The issue was teed up for the court via the Harpers’ Motion to Compel Appraisal. State Farm opposed the appraisal on the basis that the dispute between the parties relates to the different engineering scope of work opinions and that this was not a dispute that could be resolved by appraisal. On the other hand, the Harpers pointed out that there was no dispute about coverage because everyone agrees that the tornado damage was covered by the policy, that State Farm had already made payments associated with the loss, and that the appraisal process is mandatory once properly invoked.
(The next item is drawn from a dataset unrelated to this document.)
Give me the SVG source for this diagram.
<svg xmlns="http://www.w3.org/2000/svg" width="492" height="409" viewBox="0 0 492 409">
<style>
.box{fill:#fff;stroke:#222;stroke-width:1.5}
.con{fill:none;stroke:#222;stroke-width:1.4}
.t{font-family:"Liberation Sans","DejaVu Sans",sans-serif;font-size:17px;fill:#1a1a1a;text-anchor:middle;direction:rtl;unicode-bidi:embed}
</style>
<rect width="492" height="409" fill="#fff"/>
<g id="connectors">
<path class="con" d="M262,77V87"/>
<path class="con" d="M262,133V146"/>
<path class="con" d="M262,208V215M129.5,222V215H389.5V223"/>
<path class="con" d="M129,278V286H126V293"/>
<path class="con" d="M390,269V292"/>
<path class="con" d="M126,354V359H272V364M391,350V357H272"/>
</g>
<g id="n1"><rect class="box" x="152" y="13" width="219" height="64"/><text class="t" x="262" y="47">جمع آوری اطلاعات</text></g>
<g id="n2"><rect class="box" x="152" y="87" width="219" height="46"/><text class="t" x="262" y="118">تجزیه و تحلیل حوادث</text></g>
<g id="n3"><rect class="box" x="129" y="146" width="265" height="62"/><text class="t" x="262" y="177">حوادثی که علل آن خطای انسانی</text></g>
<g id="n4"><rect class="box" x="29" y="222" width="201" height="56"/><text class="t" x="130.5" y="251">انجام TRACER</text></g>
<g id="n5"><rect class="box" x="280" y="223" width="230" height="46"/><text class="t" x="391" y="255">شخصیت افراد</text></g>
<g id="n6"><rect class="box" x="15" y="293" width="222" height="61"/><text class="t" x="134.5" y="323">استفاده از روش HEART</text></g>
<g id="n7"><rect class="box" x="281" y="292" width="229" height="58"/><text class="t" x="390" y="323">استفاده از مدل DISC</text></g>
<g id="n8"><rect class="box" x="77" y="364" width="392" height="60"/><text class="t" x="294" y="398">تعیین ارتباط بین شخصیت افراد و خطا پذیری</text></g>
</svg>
Ultimately, the Court determined that “the question before the court is whether a disagreement over the scope of work is something more than a disagreement over the amount of loss.” The answer to this question was a resounding “No”, and the Court determined that the appraisal provision must be enforced.  In issuing its ruling, the Court made some key observations that make clear that “scope of loss” and “amount of loss” are really the same thing:

“Appraisal is proper in this instance because defining the “scope of the work” is inherent in determining the “amount of loss.” Regardless of whether one estimate recommends tearing down the structure and one does not, they are still competing estimates that differ as to the amount of loss.

. . .

Once again, State Farm does not dispute that the entire damage done to the premises was caused by the tornado. State Farm only disputes the scope of the work required to repair the Harpers’ house to its pre-loss condition. Because liability is not at issue in this instance, a dispute over scope of the work in nothing more than a dispute over the monetary value of returning the insured premises to its pre-loss condition. Whether the property needs toby repaired or replaced is ultimately a disagreement over the amount of loss. Based on the plain language of the insurance policy, this is a matter that may be handled through appraisal.

. . .

Based on the plain language of the insurance policy, appraisal becomes mandatory once properly invoked by either party.
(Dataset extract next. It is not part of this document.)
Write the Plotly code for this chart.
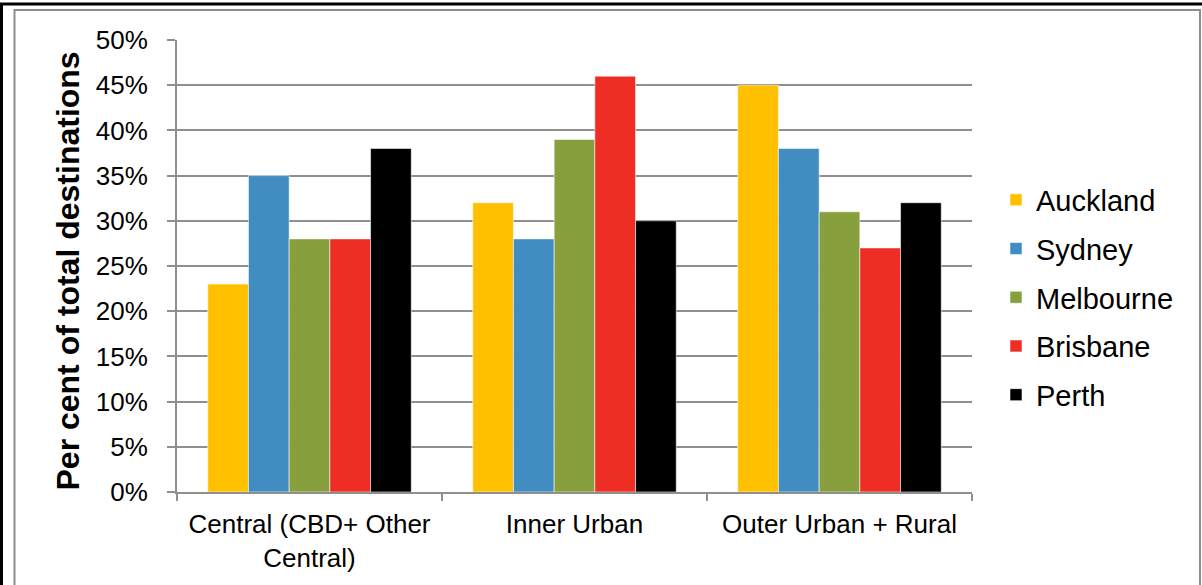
import plotly.graph_objects as go

# Share of total destinations by area type, per city
categories = ["Central (CBD+ Other<br>Central)", "Inner Urban", "Outer Urban + Rural"]
cities = ["Auckland", "Sydney", "Melbourne", "Brisbane", "Perth"]
auckland = [23, 32, 45]
sydney = [35, 28, 38]
melbourne = [28, 39, 31]
brisbane = [28, 46, 27]
perth = [38, 30, 32]
y_ticks = [0, 5, 10, 15, 20, 25, 30, 35, 40, 45, 50]

series = [auckland, sydney, melbourne, brisbane, perth]
colors = ["#FFC000", "#418CC0", "#889F3E", "#EE2D25", "#000000"]

W, H = 1202, 585
ML, MR, MT, MB = 177, 230, 40, 93
PW, PH = W - ML - MR, H - MT - MB


def px(x):
    return (x - ML) / PW


def py(y):
    return 1 - (y - MT) / PH


FONT = "Liberation Sans, Arial, sans-serif"
GRID = "#8f8f8f"

fig = go.Figure()
for name, vals, col in zip(cities, series, colors):
    fig.add_trace(go.Bar(
        name=name, x=categories, y=vals, legendgroup=name,
        marker=dict(color=col, line=dict(color="rgba(255,255,255,0.55)", width=1)),
    ))

fig.update_layout(
    width=W, height=H, autosize=False,
    margin=dict(l=ML, r=MR, t=MT, b=MB, pad=0),
    paper_bgcolor="white", plot_bgcolor="white",
    barmode="group", bargap=0.232, bargroupgap=0,
    font=dict(family=FONT, size=26, color="black"),
    legend=dict(
        x=px(996), xanchor="left", y=py(297.5), yanchor="middle",
        font=dict(size=29), traceorder="grouped", tracegroupgap=8,
        bgcolor="rgba(0,0,0,0)", itemclick=False,
    ),
    showlegend=True,
)

fig.update_yaxes(
    range=[0, 50], tickvals=y_ticks, ticktext=[f"{v}%" for v in y_ticks],
    showgrid=True, gridcolor=GRID, gridwidth=2,
    showline=True, linecolor=GRID, linewidth=2,
    ticks="outside", ticklen=8, tickcolor=GRID, tickwidth=2,
    ticklabelstandoff=14, tickfont=dict(size=26),
    zeroline=False, fixedrange=True,
)
fig.update_xaxes(
    showgrid=False, showline=True, linecolor=GRID, linewidth=2,
    ticks="outside", tickson="boundaries", ticklen=7, tickcolor=GRID, tickwidth=2,
    tickfont=dict(size=26), ticklabelstandoff=8, fixedrange=True,
)

# y-axis title
fig.add_annotation(
    text="<b>Per cent of total destinations</b>", textangle=-90,
    xref="paper", yref="paper", x=px(67), y=py(271.5),
    xanchor="center", yanchor="middle", showarrow=False,
    font=dict(size=32, family=FONT, color="black"),
)

# chart frame: grey chart-area border and black outer border
fig.add_shape(type="rect", xref="paper", yref="paper",
              x0=px(14.5), x1=px(1200), y0=py(620), y1=py(10),
              line=dict(color="#8c8c8c", width=2), layer="above")
fig.add_shape(type="line", xref="paper", yref="paper",
              x0=px(0), x1=px(1210), y0=py(4), y1=py(4),
              line=dict(color="black", width=3), layer="above")
fig.add_shape(type="line", xref="paper", yref="paper",
              x0=px(1.5), x1=px(1.5), y0=py(4), y1=py(620),
              line=dict(color="black", width=3), layer="above")

fig.write_html("out.html")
Much like the opinion in Ingram v. State Farm, the Harper opinion too ran roughshod over State Farm’s arguments against appraisal, even citing a Pennsylvania case that labeled an argument similar to State Farm’s as “frivolous.” Mark this one as a win for the good guys. The Harper opinion was issued on August 12, 2021 and can be found here. Congrats to my partner Jonathan Bobbitt and our associate Nan Steer, who worked with me on this case and contributed mightily to righting the ship.

*Note that the Harper Order discussed above was issued by United States Magistrate Judge Jeffery S. Frensley.  State Farm has challenged the Order via a motion for review, which has been briefed for final decision by the United States District Court Judge. An update will be posted once the review process has been finalized.